▸ **Task to complete**
Transcribe only the lines from the line with "Rebuild this chart" through the line with "threshold = 2.07", exactly, counting both of those lines as part of the stretch.

(Stored items from a collection)
..............................
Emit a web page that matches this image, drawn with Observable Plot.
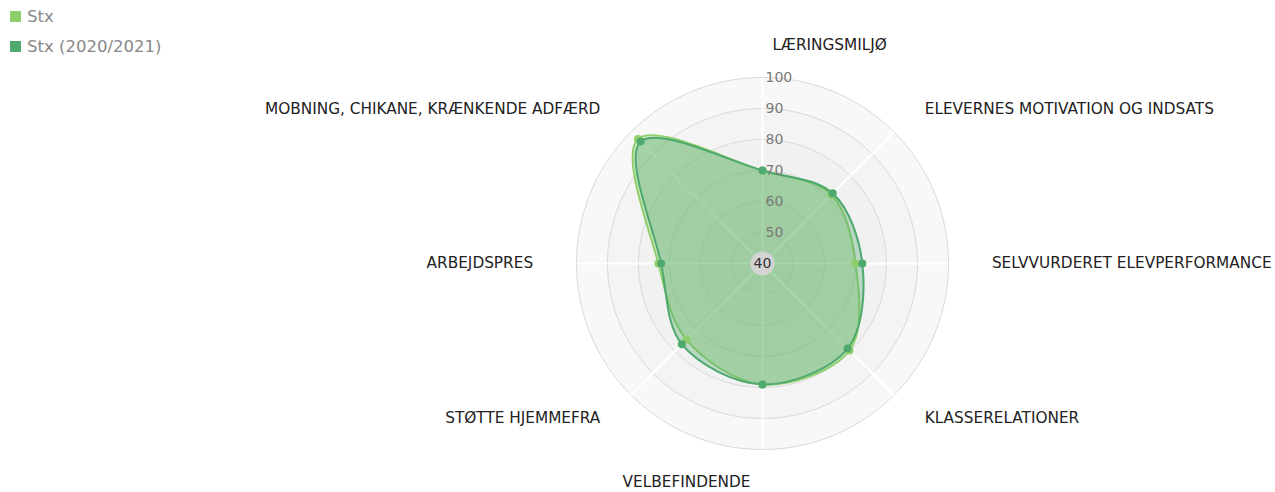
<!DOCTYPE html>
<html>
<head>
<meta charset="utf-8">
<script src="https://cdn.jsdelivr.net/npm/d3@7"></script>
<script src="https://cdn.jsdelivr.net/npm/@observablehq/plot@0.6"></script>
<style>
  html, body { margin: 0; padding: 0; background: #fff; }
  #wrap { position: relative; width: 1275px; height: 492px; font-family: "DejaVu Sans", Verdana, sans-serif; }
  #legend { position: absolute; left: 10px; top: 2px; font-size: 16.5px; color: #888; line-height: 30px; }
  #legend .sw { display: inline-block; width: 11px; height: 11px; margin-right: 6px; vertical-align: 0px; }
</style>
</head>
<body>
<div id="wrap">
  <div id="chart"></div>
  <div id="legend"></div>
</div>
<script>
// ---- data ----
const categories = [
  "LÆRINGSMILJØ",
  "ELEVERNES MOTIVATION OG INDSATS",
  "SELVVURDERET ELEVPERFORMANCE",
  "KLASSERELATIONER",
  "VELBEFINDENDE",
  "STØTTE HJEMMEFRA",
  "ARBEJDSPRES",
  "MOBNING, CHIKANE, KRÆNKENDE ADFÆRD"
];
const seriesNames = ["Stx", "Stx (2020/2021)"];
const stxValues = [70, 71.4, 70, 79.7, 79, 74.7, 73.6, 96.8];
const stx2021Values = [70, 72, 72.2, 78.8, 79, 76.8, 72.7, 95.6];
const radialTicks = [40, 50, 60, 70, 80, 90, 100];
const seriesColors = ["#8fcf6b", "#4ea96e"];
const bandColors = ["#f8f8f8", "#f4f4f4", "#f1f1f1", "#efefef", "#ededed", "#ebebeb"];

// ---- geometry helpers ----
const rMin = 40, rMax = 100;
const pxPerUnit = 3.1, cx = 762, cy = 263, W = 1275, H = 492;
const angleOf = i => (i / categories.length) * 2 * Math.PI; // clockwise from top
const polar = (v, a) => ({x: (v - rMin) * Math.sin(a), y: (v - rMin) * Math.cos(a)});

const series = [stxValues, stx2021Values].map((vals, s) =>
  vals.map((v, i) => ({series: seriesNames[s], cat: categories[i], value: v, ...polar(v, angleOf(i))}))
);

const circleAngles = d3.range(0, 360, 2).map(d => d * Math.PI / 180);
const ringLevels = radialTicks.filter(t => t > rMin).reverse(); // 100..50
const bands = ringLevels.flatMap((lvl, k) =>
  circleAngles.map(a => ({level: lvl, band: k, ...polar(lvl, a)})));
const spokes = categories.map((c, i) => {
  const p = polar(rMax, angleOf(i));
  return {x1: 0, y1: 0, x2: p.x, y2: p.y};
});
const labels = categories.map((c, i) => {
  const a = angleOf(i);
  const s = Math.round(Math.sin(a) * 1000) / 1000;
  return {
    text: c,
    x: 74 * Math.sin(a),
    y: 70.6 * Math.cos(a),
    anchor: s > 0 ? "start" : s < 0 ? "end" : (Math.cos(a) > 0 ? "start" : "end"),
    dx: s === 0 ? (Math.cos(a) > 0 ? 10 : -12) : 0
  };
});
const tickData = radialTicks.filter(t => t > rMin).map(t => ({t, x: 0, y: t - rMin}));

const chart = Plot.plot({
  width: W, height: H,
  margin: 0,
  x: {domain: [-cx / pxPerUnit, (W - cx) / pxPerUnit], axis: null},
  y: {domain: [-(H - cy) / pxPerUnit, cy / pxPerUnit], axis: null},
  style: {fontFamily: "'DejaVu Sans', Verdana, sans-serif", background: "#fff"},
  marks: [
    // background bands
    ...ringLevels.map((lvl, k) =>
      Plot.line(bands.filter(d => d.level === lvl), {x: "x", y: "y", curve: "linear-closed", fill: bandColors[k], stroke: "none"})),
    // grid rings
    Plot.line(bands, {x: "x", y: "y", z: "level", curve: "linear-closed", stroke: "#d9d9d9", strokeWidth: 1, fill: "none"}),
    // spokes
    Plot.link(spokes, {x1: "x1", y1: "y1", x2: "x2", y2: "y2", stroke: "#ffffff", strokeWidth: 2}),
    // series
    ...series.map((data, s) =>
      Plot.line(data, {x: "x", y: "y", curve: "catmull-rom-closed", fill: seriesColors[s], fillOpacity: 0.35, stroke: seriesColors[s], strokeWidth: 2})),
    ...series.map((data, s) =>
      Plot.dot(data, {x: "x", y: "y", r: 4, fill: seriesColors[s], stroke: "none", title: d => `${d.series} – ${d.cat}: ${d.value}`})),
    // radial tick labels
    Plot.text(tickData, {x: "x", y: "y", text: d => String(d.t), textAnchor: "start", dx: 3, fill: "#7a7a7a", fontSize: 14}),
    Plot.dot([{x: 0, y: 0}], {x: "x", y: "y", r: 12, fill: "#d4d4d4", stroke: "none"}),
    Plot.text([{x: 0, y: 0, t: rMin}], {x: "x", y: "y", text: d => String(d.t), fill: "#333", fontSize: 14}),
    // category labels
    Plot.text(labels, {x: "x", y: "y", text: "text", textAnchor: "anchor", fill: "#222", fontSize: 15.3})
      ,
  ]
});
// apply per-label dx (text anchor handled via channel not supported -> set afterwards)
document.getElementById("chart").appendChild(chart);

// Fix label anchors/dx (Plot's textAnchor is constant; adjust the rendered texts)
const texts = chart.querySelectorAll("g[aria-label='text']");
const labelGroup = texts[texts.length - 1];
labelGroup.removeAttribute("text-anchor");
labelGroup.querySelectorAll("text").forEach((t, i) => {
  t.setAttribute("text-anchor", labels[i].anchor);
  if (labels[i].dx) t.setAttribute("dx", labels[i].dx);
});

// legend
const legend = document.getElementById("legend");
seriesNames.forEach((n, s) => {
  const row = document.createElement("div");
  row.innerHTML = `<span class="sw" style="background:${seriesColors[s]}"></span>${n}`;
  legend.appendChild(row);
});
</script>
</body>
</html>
..............................
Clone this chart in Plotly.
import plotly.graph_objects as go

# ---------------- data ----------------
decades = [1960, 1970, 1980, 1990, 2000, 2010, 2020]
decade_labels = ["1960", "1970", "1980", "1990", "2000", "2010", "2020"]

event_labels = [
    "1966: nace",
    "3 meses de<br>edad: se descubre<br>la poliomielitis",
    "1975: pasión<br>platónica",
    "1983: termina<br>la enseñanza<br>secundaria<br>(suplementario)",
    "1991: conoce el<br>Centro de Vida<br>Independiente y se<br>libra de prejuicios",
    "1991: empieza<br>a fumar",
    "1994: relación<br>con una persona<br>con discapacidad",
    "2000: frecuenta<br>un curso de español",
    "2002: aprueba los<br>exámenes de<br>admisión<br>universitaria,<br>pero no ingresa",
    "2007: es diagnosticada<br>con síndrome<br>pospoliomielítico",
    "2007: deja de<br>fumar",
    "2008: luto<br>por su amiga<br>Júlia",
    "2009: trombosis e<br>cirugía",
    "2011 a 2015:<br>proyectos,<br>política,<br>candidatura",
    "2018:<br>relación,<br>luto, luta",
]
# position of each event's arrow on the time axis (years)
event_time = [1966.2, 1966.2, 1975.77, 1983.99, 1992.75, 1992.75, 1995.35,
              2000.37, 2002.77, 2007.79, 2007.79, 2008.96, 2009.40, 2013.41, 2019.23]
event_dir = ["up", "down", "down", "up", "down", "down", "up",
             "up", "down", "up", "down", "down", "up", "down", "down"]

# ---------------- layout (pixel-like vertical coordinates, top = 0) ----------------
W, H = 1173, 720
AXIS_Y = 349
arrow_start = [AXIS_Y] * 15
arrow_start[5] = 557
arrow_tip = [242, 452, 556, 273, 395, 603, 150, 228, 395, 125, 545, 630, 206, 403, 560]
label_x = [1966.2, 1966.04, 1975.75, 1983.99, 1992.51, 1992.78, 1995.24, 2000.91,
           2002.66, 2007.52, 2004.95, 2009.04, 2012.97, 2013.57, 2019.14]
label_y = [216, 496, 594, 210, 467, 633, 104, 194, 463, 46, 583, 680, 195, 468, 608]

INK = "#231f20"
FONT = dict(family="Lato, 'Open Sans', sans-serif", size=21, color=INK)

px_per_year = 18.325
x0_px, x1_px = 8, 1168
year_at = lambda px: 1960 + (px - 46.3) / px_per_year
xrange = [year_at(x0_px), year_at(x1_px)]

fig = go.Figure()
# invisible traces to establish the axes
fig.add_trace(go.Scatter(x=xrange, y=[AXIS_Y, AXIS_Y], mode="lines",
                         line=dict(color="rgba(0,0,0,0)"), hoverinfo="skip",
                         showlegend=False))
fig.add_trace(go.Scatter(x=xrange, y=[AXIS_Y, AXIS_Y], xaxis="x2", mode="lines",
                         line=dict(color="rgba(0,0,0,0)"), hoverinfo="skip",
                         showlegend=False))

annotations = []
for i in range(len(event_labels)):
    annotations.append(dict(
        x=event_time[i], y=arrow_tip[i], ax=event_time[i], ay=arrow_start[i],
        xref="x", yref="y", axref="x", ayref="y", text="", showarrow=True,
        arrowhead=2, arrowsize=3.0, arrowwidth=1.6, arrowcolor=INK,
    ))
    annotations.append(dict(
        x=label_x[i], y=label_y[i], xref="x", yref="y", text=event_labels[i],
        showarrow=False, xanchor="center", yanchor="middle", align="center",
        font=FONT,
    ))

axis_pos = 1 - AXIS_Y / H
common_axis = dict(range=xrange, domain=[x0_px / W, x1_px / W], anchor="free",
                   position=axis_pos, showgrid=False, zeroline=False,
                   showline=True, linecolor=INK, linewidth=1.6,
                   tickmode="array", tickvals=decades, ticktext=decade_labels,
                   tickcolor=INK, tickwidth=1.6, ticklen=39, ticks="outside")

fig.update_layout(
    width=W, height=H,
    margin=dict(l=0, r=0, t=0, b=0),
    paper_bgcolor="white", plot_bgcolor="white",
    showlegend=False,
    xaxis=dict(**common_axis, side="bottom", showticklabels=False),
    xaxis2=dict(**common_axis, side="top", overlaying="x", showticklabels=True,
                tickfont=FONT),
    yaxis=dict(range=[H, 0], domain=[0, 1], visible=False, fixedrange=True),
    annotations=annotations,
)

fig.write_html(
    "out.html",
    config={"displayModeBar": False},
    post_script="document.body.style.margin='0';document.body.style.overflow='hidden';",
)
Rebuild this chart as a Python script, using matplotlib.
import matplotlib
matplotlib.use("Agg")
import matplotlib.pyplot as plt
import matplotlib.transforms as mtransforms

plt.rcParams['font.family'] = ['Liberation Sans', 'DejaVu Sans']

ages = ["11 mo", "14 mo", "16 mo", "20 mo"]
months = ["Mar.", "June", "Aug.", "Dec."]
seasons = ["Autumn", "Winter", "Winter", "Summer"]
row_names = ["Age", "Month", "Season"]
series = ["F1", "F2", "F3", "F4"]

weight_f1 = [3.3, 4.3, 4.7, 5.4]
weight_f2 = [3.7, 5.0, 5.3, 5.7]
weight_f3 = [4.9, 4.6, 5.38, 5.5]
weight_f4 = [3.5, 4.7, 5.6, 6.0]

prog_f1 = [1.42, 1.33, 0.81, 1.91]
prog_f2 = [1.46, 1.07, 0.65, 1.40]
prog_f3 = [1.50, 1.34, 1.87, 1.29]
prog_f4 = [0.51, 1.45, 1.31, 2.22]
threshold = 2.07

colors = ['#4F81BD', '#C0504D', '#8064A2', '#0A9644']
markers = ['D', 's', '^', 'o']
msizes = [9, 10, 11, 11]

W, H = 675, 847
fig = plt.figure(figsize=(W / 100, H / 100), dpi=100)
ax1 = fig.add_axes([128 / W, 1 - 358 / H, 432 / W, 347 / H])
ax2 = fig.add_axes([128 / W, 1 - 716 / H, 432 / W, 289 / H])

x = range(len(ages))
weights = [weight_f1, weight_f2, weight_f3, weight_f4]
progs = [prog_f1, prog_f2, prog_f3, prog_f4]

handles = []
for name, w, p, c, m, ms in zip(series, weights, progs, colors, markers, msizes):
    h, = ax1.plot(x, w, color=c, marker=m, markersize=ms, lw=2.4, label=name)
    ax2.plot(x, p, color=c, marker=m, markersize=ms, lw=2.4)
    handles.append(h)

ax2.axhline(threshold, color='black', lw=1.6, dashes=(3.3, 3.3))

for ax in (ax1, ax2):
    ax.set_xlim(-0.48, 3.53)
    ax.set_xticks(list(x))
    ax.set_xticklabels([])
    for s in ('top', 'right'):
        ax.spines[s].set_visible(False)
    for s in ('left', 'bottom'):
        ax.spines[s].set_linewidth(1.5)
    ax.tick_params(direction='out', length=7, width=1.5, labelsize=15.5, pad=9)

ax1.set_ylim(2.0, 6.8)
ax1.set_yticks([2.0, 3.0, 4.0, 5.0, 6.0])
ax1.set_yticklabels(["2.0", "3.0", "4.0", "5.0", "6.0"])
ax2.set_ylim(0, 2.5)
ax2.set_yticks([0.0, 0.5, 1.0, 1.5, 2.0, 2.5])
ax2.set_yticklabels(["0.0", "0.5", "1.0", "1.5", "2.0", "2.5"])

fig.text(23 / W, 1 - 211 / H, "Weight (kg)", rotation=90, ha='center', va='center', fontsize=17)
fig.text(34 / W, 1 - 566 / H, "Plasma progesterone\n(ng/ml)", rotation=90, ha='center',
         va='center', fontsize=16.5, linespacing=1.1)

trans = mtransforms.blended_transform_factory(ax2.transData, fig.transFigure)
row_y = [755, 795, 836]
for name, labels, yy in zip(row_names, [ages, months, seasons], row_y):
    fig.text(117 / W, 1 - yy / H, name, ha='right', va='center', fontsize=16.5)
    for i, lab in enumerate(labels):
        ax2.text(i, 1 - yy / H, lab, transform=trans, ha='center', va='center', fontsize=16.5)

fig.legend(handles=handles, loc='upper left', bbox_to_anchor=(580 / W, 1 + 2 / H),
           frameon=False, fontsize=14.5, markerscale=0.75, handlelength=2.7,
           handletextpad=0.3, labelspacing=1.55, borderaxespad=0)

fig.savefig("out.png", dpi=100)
..............................
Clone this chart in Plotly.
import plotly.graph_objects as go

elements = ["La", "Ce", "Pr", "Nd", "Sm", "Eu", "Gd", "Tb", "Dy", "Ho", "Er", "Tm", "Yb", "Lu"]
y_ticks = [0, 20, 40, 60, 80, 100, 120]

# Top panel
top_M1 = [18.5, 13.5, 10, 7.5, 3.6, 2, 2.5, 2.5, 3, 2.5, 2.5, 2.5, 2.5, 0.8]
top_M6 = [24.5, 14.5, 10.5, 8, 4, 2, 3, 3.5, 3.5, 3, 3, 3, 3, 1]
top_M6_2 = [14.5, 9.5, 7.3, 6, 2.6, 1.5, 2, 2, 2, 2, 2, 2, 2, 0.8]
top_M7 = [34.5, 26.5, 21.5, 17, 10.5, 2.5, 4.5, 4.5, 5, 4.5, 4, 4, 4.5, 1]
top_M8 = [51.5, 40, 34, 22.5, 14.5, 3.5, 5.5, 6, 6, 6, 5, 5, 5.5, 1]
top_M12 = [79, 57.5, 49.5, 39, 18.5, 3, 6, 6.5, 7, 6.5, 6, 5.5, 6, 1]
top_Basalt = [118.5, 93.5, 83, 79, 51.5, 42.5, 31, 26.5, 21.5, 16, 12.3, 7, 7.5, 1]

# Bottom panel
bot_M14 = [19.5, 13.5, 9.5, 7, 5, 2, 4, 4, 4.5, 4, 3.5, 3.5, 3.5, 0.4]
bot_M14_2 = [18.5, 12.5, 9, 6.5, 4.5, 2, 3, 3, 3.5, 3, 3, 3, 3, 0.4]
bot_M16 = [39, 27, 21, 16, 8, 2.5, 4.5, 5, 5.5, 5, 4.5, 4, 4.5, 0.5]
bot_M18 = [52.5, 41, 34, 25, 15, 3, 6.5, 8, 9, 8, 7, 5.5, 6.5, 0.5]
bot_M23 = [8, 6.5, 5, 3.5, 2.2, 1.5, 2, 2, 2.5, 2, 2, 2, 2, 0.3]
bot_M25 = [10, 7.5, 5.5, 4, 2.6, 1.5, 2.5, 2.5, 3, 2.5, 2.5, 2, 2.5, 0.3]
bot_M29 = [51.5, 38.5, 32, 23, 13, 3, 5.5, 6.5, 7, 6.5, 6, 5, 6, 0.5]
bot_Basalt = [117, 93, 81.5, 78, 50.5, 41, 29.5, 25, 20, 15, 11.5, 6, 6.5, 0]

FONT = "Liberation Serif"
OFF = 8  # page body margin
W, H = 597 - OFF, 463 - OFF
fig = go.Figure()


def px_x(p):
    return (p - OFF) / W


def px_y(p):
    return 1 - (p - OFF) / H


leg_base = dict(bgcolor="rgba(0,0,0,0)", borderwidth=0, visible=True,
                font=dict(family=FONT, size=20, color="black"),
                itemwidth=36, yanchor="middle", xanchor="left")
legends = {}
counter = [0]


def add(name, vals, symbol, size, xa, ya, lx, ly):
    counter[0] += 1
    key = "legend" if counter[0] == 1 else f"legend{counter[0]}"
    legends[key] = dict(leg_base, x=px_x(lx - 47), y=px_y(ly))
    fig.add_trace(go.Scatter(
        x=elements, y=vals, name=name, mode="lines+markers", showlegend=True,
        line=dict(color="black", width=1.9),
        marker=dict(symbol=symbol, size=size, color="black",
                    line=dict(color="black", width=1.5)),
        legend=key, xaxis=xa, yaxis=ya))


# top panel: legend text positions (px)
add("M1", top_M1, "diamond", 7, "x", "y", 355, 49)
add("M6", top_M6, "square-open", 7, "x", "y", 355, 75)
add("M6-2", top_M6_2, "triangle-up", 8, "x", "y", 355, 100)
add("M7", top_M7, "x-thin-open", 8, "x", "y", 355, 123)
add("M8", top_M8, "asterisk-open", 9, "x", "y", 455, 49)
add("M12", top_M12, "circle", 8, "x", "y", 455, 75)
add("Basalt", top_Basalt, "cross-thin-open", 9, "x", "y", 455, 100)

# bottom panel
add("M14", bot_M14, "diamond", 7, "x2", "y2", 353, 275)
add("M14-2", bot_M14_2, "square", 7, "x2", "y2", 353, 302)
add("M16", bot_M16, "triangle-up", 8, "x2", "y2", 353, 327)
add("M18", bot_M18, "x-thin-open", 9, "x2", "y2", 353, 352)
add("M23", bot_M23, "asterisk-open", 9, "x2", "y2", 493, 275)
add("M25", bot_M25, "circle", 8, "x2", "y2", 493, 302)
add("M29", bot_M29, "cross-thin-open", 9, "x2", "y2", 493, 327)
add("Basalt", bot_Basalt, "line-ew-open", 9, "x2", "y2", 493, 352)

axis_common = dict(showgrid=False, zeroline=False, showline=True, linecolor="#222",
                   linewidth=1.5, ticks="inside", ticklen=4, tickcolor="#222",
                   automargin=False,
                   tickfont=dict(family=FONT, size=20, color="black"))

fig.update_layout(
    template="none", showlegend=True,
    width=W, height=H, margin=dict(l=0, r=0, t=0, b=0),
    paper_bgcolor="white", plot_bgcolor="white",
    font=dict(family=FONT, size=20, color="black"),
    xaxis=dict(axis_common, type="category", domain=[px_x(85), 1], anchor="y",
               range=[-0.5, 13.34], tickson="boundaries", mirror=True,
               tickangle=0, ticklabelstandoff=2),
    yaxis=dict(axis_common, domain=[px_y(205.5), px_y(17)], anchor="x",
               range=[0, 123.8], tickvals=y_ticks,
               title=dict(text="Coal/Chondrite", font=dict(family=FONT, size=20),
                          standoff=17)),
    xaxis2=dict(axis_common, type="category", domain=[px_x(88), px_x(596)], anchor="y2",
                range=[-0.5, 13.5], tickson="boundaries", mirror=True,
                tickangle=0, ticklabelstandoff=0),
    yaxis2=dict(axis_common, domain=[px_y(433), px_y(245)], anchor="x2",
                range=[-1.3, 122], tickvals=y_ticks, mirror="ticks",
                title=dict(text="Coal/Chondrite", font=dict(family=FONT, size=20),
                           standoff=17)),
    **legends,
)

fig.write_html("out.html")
..............................
▸ **Correct result**
Rebuild this chart as a Python script, using matplotlib.
import matplotlib
matplotlib.use("Agg")
import matplotlib.pyplot as plt
import matplotlib.transforms as mtransforms

plt.rcParams['font.family'] = ['Liberation Sans', 'DejaVu Sans']

ages = ["11 mo", "14 mo", "16 mo", "20 mo"]
months = ["Mar.", "June", "Aug.", "Dec."]
seasons = ["Autumn", "Winter", "Winter", "Summer"]
row_names = ["Age", "Month", "Season"]
series = ["F1", "F2", "F3", "F4"]

weight_f1 = [3.3, 4.3, 4.7, 5.4]
weight_f2 = [3.7, 5.0, 5.3, 5.7]
weight_f3 = [4.9, 4.6, 5.38, 5.5]
weight_f4 = [3.5, 4.7, 5.6, 6.0]

prog_f1 = [1.42, 1.33, 0.81, 1.91]
prog_f2 = [1.46, 1.07, 0.65, 1.40]
prog_f3 = [1.50, 1.34, 1.87, 1.29]
prog_f4 = [0.51, 1.45, 1.31, 2.22]
threshold = 2.07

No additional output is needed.